Pós 1974, Jorge acredita que o cearense já tinha outro tipo de toque. As letras deixaram de ser 2 por 4 e passaram a ser 4 por 4 e até 6 por 8, o que o compositor classifica como formas de trabalhar palavras sobre melodias.
“Acabou buscando um caminho novo. Quando a gente se encontrava, ele falava muito: ‘Jorjão, lembra aquela música?’. E eu dizia: ‘Não só lembro, como tenho todas!’. Aí eu cantarolava e ele olhava quase chorando”, recorda saudoso o amigo.
O que vem após os achados
Como admirador e guardião da obra de Belchior por tanto tempo, Jorge quer que todas essas canções sejam um dia aproveitadas, gravadas e ouvidas pelo público. Mas também espera que se faça isso em conformidade com as normas. Ou seja, que sejam gravadas depois de ter as autorizações dos herdeiros ou de uma Editora Musical com poderes para autorizar a utilização.

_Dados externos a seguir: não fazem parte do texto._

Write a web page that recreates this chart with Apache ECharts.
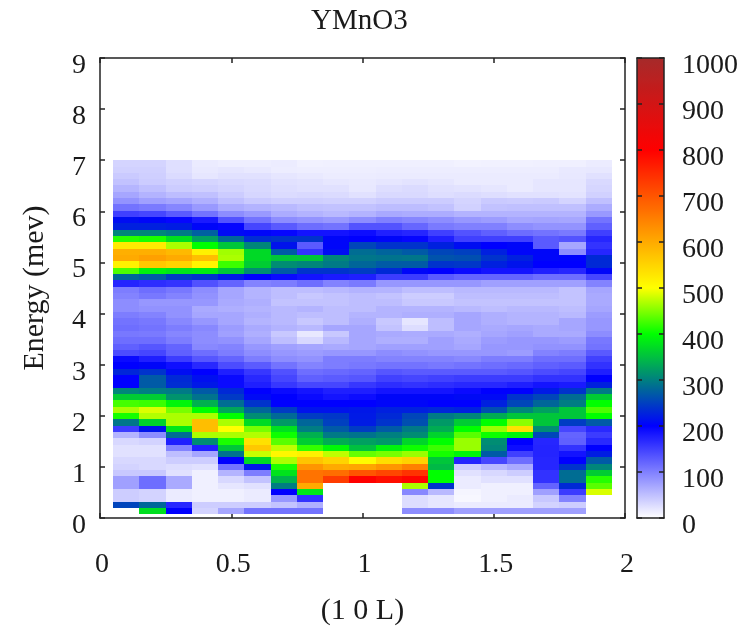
<!DOCTYPE html>
<html>
<head>
<meta charset="utf-8">
<style>html,body{margin:0;padding:0;background:#fff}#c{width:752px;height:626px}#c canvas{filter:blur(0.45px)}</style>
<script src="https://cdn.jsdelivr.net/npm/echarts@6/dist/echarts.min.js"></script>
</head>
<body>
<div id="c"></div>
<script>
const lValues = [0.1,0.2,0.3,0.4,0.5,0.6,0.7,0.8,0.9,1.0,1.1,1.2,1.3,1.4,1.5,1.6,1.7,1.8,1.9];
const energies = [6.938,6.814,6.691,6.567,6.443,6.319,6.196,6.072,5.948,5.825,5.701,5.577,5.454,5.330,5.206,5.082,4.959,4.835,4.711,4.588,4.464,4.340,4.217,4.093,3.969,3.845,3.722,3.598,3.474,3.351,3.227,3.103,2.980,2.856,2.732,2.608,2.485,2.361,2.237,2.114,1.990,1.866,1.742,1.619,1.495,1.371,1.248,1.124,1.000,0.876,0.753,0.629,0.505,0.382,0.258,0.134];
const colorTicks = [0,100,200,300,400,500,600,700,800,900,1000];
const palette = ['#ffffff','#8080ff','#0000ff','#008080','#00ff00','#ffff00','#ffaa00','#ff5500','#ff0000','#d21515','#a52a2a'];

const r00=[34,34,25,16,13,13,15,11,12,12,12,12,12,10,11,11,12,12,15];
const r01=[36,36,25,17,20,17,14,13,13,13,14,14,14,14,14,14,14,17,18];
const r02=[42,38,28,20,24,24,20,17,15,15,16,16,16,16,16,16,16,18,24];
const r03=[48,40,36,33,30,28,24,22,19,17,20,22,20,16,16,16,20,20,30];
const r04=[58,50,40,38,34,30,26,24,24,18,26,28,24,22,20,16,20,20,32];
const r05=[70,60,52,50,40,32,28,30,28,24,30,30,26,28,26,24,24,22,36];
const r06=[85,75,70,62,50,42,38,38,36,36,40,40,40,34,42,40,42,34,50];
const r07=[110,105,95,80,65,60,55,50,48,48,52,52,48,36,48,50,50,50,65];
const r08=[150,145,130,110,90,80,65,60,55,60,68,65,65,60,60,60,60,60,80];
const r09=[210,205,195,180,135,110,90,85,80,90,100,95,90,82,78,70,72,70,110];
const r10=[225,225,222,205,195,145,130,115,110,135,135,120,105,100,100,90,85,85,125];
const r11=[305,305,295,275,208,205,195,185,185,190,175,170,150,135,125,115,110,105,150];
const r12=[415,410,375,325,280,235,240,240,205,200,205,195,175,150,150,150,130,135,170];
const r13=[525,525,467,400,355,305,215,130,205,255,240,240,225,210,200,205,130,70,160];
const r14=[594,594,582,517,463,370,270,160,210,285,278,270,255,250,225,205,205,90,170];
const r15=[600,612,600,577,467,370,355,355,305,292,290,292,265,262,240,225,205,202,232];
const r16=[517,565,552,512,423,360,310,305,295,280,270,270,240,243,225,215,200,200,232];
const r17=[430,390,380,385,355,310,270,240,240,247,232,205,200,192,185,185,176,170,205];
const r18=[280,272,248,240,218,200,192,185,180,176,153,153,130,122,122,122,114,114,145];
const r19=[172,165,160,137,122,98,102,114,98,105,82,82,82,82,75,75,75,75,98];
const r20=[102,114,106,90,70,59,51,51,55,60,59,51,51,55,55,55,55,47,70];
const r21=[98,106,98,86,70,59,51,43,47,51,47,39,39,51,51,51,51,47,67];
const r22=[90,82,82,82,67,63,47,47,47,51,51,43,43,47,47,47,47,47,67];
const r23=[90,86,86,67,63,59,55,59,51,51,59,59,59,55,51,55,55,51,70];
const r24=[102,98,86,70,70,63,55,51,51,59,59,63,63,70,63,59,59,55,78];
const r25=[110,106,94,82,70,59,55,43,51,63,43,20,51,70,63,59,59,70,82];
const r26=[114,110,102,94,78,67,60,55,70,70,47,27,51,70,67,70,67,70,82];
const r27=[106,105,95,90,75,63,43,18,43,70,67,65,67,63,70,75,67,67,90];
const r28=[114,114,102,90,86,70,51,31,55,70,63,63,75,67,78,82,82,78,106];
const r29=[125,133,122,94,98,82,75,70,67,70,75,75,75,70,82,82,86,86,110];
const r30=[141,145,125,114,102,90,82,78,82,82,90,86,82,82,82,78,98,102,130];
const r31=[192,176,153,133,122,102,90,86,102,102,98,98,98,94,102,102,114,114,149];
const r32=[200,205,188,169,141,129,110,98,102,106,110,110,106,110,114,118,125,129,161];
const r33=[230,240,210,200,176,157,137,114,118,122,133,129,129,129,129,133,141,145,176];
const r34=[200,270,232,212,192,169,145,125,129,133,149,145,149,153,153,153,161,161,200];
const r35=[200,270,235,218,192,176,157,145,145,157,165,161,165,169,169,176,184,180,225];
const r36=[305,298,295,270,232,200,192,184,176,176,184,184,184,192,200,200,220,240,295];
const r37=[360,360,315,290,245,208,200,192,184,190,205,205,205,208,208,240,255,285,360];
const r38=[427,423,392,338,285,240,200,200,200,200,205,205,200,200,225,255,280,298,400];
const r39=[467,486,447,400,330,280,247,215,215,218,225,225,230,225,262,305,325,355,430];
const r40=[408,470,467,467,400,310,283,247,243,220,232,255,295,305,335,355,355,355,400];
const r41=[292,365,467,577,467,372,320,280,250,222,240,262,320,360,400,455,355,247,270];
const r42=[153,216,380,577,500,447,376,298,270,247,270,295,335,400,460,535,310,145,168];
const r43=[59,90,285,467,467,470,405,338,295,290,300,310,365,435,405,392,255,122,153];
const r44=[31,35,176,310,410,535,435,360,335,325,318,368,400,460,310,200,170,125,168];
const r45=[24,24,98,175,355,565,475,420,395,350,390,405,423,460,305,190,172,160,200];
const r46=[24,24,51,70,290,478,510,517,475,440,447,460,408,392,270,150,172,185,222];
const r47=[31,31,39,39,200,370,467,570,552,505,540,553,355,172,145,114,170,200,270];
const r48=[35,31,27,24,110,216,410,625,600,606,625,650,345,39,55,67,170,240,305];
const r49=[43,43,24,12,59,102,378,665,672,700,718,740,400,24,31,39,161,285,360];
const r50=[75,114,67,12,31,47,340,665,730,800,785,795,400,16,24,24,161,285,415];
const r51=[75,114,67,12,20,24,298,600,null,null,null,467,240,16,12,12,122,232,435];
const r52=[39,35,16,12,12,16,200,382,null,null,null,94,55,8,12,12,75,153,485];
const r53=[39,35,16,12,12,16,82,161,null,null,null,27,20,6,12,16,43,98,null];
const r54=[253,280,170,39,39,39,47,63,null,null,null,27,20,16,16,16,35,39,null];
const r55=[null,375,200,35,70,110,110,110,null,null,null,90,90,75,75,75,75,75,null];
const rows=[r00,r01,r02,r03,r04,r05,r06,r07,r08,r09,r10,r11,r12,r13,r14,r15,r16,r17,r18,r19,r20,r21,r22,r23,r24,r25,r26,r27,r28,r29,r30,r31,r32,r33,r34,r35,r36,r37,r38,r39,r40,r41,r42,r43,r44,r45,r46,r47,r48,r49,r50,r51,r52,r53,r54,r55];

const cells=[];
rows.forEach((row,i)=>row.forEach((v,j)=>{ if(v!==null) cells.push([lValues[j],energies[i],v]); }));

const halfW=0.05, halfH=0.0625;
const FONT='"Liberation Serif","Times New Roman",serif';
const INK='#1a1a1a';
const labelStyle={fontFamily:FONT,fontSize:28,color:INK};
const line={show:true,onZero:false,lineStyle:{color:'#222',width:1.5}};
const tick={show:true,inside:true,length:5,lineStyle:{color:'#222',width:1.5}};

const chart=echarts.init(document.getElementById('c'),null,{renderer:'canvas'});
chart.setOption({
  animation:false,
  backgroundColor:'#fff',
  title:{text:'YMnO3',left:306,top:2,textStyle:{fontFamily:FONT,fontSize:29,fontWeight:'normal',color:INK}},
  grid:[
    {left:100,top:58,width:525,height:460,outerBoundsMode:'none'},
    {left:637,top:58,width:27,height:460,outerBoundsMode:'none'}
  ],
  xAxis:[
    {type:'value',gridIndex:0,min:0,max:2,interval:0.5,position:'bottom',splitLine:{show:false},axisLine:line,axisTick:tick,
     axisLabel:Object.assign({},labelStyle,{margin:33,padding:[0,0,0,4],showMinLabel:true,showMaxLabel:true}),
     name:'(1 0 L)',nameLocation:'middle',nameGap:78,nameTextStyle:{fontFamily:FONT,fontSize:30,color:INK}},
    {type:'value',gridIndex:0,min:0,max:2,interval:0.5,position:'top',splitLine:{show:false},axisLine:line,axisTick:tick,axisLabel:{show:false}},
    {type:'value',gridIndex:1,min:0,max:1,position:'bottom',z:10,splitLine:{show:false},axisLine:line,axisTick:{show:false},axisLabel:{show:false}},
    {type:'value',gridIndex:1,min:0,max:1,position:'top',z:10,splitLine:{show:false},axisLine:line,axisTick:{show:false},axisLabel:{show:false}}
  ],
  yAxis:[
    {type:'value',gridIndex:0,min:0,max:9,interval:1,position:'left',splitLine:{show:false},axisLine:line,axisTick:tick,
     axisLabel:Object.assign({},labelStyle,{margin:14,verticalAlign:'top',lineHeight:15}),
     name:'Energy (mev)',nameLocation:'middle',nameGap:50,nameTextStyle:{fontFamily:FONT,fontSize:30,color:INK}},
    {type:'value',gridIndex:0,min:0,max:9,interval:1,position:'right',splitLine:{show:false},axisLine:line,axisTick:tick,axisLabel:{show:false}},
    {type:'value',gridIndex:1,min:0,max:1000,interval:100,position:'right',z:10,splitLine:{show:false},axisLine:line,axisTick:tick,
     axisLabel:Object.assign({},labelStyle,{margin:18,verticalAlign:'top',lineHeight:15,formatter:v=>String(v)})},
    {type:'value',gridIndex:1,min:0,max:1000,interval:100,position:'left',z:10,splitLine:{show:false},axisLine:line,axisTick:tick,axisLabel:{show:false}}
  ],
  visualMap:{
    type:'continuous',show:true,min:colorTicks[0],max:colorTicks[colorTicks.length-1],
    dimension:2,seriesIndex:0,calculable:false,hoverLink:false,
    left:637,top:58,itemWidth:27,itemHeight:460,padding:0,
    inRange:{color:palette}
  },
  series:[{
    type:'custom',xAxisIndex:0,yAxisIndex:0,silent:true,
    encode:{x:0,y:1},
    data:cells,
    renderItem:function(params,api){
      const x=api.value(0),y=api.value(1);
      const a=api.coord([x-halfW,y+halfH]);
      const b=api.coord([x+halfW,y-halfH]);
      const x0=Math.round(a[0]),y0=Math.round(a[1]),x1=Math.round(b[0]),y1=Math.round(b[1]);
      return {type:'rect',shape:{x:x0,y:y0,width:x1-x0,height:y1-y0},style:{fill:api.visual('color')}};
    }
  }]
});
</script>
</body>
</html>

Não fazendo assim, é pirataria e fere o direito autoral, conforme ressalta o advogado.
“Meu desejo é que os sonhos de todos sejam realizados. Que os intérpretes tenham acesso a essas obras inéditas do parceiro Belchior e que os herdeiros sejam beneficiados com o sucesso dessas obras. Então, oriento e torço para que tudo seja feito como deve ser, dentro das normas legais. Assim todos ganham, inclusive o consumidor e o fã, e todos aqueles que amam e adoram as obras de seu ídolo”, reafirma.
Atualmente, o acervo do piauiense se encontra em um sítio, em Embu-Guaçu (SP), para onde se mudou com a esposa, e conta com mais de 80 mil documentos, que são disponibilizados para pesquisadores, jornalistas, escritores e estudantes na busca de suas monografias, mestrados e doutorados sobre a música brasileira.
“Eu disponibilizo a todos gratuitamente, porque entendo que esse material pertence à Cultura Brasileira, e que eu sou apenas o guardião. Sendo assim, para preservar o inédito das obras dos que faleceram, eu as separei e as coloquei no segundo andar do prédio que construí no meu sítio. Lugar onde não permito visitantes. Assim, esse material, tendo como origem meu acervo, só pode ser publicado em pequenos trechos”, ele se precavê.
“Sei que assim estou sendo ético e cumprindo a Lei. Quando os herdeiros ou uma Editora Musical me autorizarem, eu os disponibilizarei por inteiro. Porque são obras lindas...!”, promete Jorge, que pretende viver até os 108 anos.
“Meu sucesso é saber disso/ E dizer isso pra vocês”, finaliza o compositor, parafraseando a “Canção de Gesta de um Trovador Eletrônico”, dele e de Belchior, com a qual o sobralense abriu e fechou inúmeros shows.